◆ WHAT THE TASK REQUIRES
Below this line is a listing that includes pictures. Copy exactly, and only, the lines from the one containing "Give me the HTML source for this page." through the one containing "t.textContent=valueLabels[i];"; the pictures do not go in the copy.

◆ EXERCISE INPUTS

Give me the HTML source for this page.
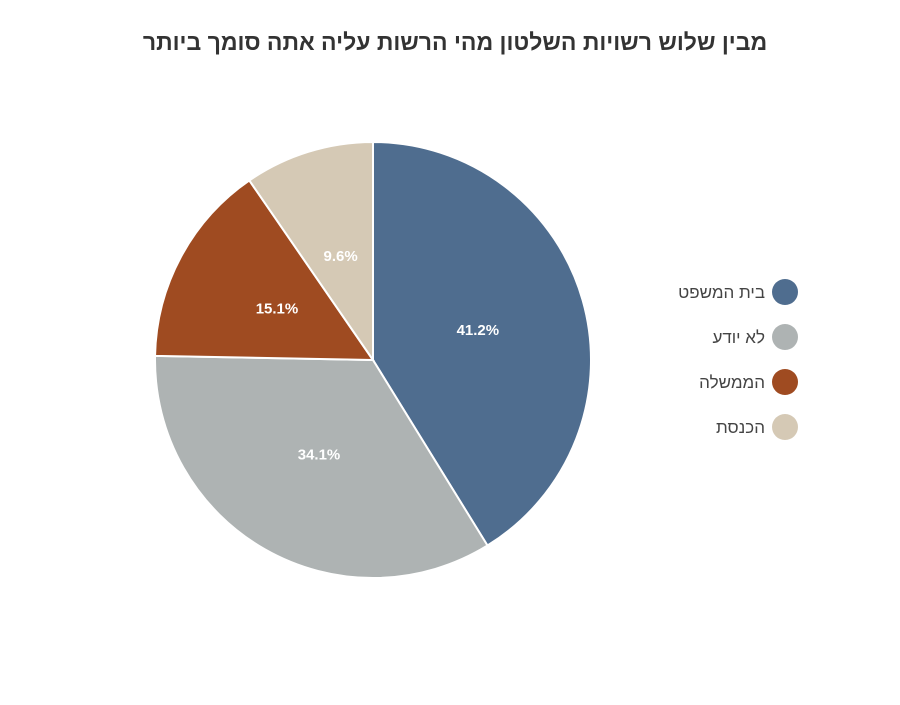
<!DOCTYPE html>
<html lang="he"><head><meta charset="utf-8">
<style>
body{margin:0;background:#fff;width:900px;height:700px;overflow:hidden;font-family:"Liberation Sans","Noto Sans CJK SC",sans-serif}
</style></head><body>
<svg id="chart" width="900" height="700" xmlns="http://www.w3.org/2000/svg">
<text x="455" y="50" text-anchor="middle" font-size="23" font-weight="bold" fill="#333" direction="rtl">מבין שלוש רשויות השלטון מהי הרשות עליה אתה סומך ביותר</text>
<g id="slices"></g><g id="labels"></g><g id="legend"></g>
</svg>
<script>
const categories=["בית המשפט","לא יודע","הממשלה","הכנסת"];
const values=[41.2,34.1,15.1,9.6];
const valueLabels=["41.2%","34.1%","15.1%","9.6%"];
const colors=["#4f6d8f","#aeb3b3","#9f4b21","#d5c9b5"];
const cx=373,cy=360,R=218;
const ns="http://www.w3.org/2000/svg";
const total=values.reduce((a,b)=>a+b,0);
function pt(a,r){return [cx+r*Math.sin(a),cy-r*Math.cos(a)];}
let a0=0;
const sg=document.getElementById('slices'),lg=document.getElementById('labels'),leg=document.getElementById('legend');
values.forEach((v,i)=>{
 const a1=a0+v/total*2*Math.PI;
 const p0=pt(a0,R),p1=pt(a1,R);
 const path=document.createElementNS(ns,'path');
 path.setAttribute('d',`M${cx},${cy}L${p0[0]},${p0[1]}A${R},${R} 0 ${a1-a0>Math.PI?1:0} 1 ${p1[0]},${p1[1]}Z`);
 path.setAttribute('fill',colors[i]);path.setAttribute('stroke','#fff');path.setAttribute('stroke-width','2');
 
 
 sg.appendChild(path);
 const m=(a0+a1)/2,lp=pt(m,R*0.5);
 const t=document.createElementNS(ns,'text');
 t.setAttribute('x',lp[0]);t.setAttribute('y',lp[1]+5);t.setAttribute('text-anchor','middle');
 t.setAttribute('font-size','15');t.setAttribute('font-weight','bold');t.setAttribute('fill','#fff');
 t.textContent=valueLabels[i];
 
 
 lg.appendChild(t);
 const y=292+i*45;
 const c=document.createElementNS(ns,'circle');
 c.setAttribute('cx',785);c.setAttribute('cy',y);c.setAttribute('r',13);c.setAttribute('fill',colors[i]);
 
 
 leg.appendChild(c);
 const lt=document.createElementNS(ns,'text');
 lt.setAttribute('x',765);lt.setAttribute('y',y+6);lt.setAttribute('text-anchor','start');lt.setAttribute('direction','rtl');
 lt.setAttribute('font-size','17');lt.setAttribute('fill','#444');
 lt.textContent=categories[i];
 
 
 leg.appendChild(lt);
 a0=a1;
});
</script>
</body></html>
...
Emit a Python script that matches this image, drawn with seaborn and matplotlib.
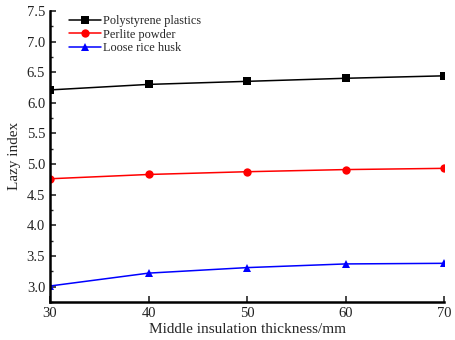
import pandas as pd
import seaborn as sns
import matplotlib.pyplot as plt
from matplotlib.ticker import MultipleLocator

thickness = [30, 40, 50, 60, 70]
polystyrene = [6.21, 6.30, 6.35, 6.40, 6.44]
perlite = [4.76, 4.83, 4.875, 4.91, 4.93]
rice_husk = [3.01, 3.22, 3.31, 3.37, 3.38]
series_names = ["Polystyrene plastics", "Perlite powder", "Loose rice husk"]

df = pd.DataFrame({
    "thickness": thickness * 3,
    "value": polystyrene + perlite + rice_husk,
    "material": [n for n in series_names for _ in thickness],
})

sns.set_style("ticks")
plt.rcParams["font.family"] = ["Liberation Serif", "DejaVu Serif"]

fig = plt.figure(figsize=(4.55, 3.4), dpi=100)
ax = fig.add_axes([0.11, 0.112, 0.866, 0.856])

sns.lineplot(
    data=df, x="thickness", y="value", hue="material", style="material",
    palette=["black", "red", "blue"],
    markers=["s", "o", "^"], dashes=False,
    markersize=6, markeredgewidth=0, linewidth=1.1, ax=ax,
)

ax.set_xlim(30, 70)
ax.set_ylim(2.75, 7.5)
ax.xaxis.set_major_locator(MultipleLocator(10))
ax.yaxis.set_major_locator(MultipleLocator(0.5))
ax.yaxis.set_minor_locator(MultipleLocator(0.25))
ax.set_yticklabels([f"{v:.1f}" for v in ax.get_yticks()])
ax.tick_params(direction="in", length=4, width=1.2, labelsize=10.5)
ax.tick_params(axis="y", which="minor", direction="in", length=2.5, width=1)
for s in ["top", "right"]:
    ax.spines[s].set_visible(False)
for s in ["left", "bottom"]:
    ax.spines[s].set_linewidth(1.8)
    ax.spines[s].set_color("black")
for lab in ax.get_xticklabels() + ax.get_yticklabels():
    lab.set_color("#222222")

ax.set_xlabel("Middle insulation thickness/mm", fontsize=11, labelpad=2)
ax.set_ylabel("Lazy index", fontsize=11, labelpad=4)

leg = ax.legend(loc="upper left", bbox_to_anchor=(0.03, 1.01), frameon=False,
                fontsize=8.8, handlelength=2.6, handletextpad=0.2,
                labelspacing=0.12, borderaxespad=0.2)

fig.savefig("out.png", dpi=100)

◆ FINAL RESULT
Give me the HTML source for this page.
<!DOCTYPE html>
<html lang="he"><head><meta charset="utf-8">
<style>
body{margin:0;background:#fff;width:900px;height:700px;overflow:hidden;font-family:"Liberation Sans","Noto Sans CJK SC",sans-serif}
</style></head><body>
<svg id="chart" width="900" height="700" xmlns="http://www.w3.org/2000/svg">
<text x="455" y="50" text-anchor="middle" font-size="23" font-weight="bold" fill="#333" direction="rtl">מבין שלוש רשויות השלטון מהי הרשות עליה אתה סומך ביותר</text>
<g id="slices"></g><g id="labels"></g><g id="legend"></g>
</svg>
<script>
const categories=["בית המשפט","לא יודע","הממשלה","הכנסת"];
const values=[41.2,34.1,15.1,9.6];
const valueLabels=["41.2%","34.1%","15.1%","9.6%"];
const colors=["#4f6d8f","#aeb3b3","#9f4b21","#d5c9b5"];
const cx=373,cy=360,R=218;
const ns="http://www.w3.org/2000/svg";
const total=values.reduce((a,b)=>a+b,0);
function pt(a,r){return [cx+r*Math.sin(a),cy-r*Math.cos(a)];}
let a0=0;
const sg=document.getElementById('slices'),lg=document.getElementById('labels'),leg=document.getElementById('legend');
values.forEach((v,i)=>{
 const a1=a0+v/total*2*Math.PI;
 const p0=pt(a0,R),p1=pt(a1,R);
 const path=document.createElementNS(ns,'path');
 path.setAttribute('d',`M${cx},${cy}L${p0[0]},${p0[1]}A${R},${R} 0 ${a1-a0>Math.PI?1:0} 1 ${p1[0]},${p1[1]}Z`);
 path.setAttribute('fill',colors[i]);path.setAttribute('stroke','#fff');path.setAttribute('stroke-width','2');
 
 
 sg.appendChild(path);
 const m=(a0+a1)/2,lp=pt(m,R*0.5);
 const t=document.createElementNS(ns,'text');
 t.setAttribute('x',lp[0]);t.setAttribute('y',lp[1]+5);t.setAttribute('text-anchor','middle');
 t.setAttribute('font-size','15');t.setAttribute('font-weight','bold');t.setAttribute('fill','#fff');
 t.textContent=valueLabels[i];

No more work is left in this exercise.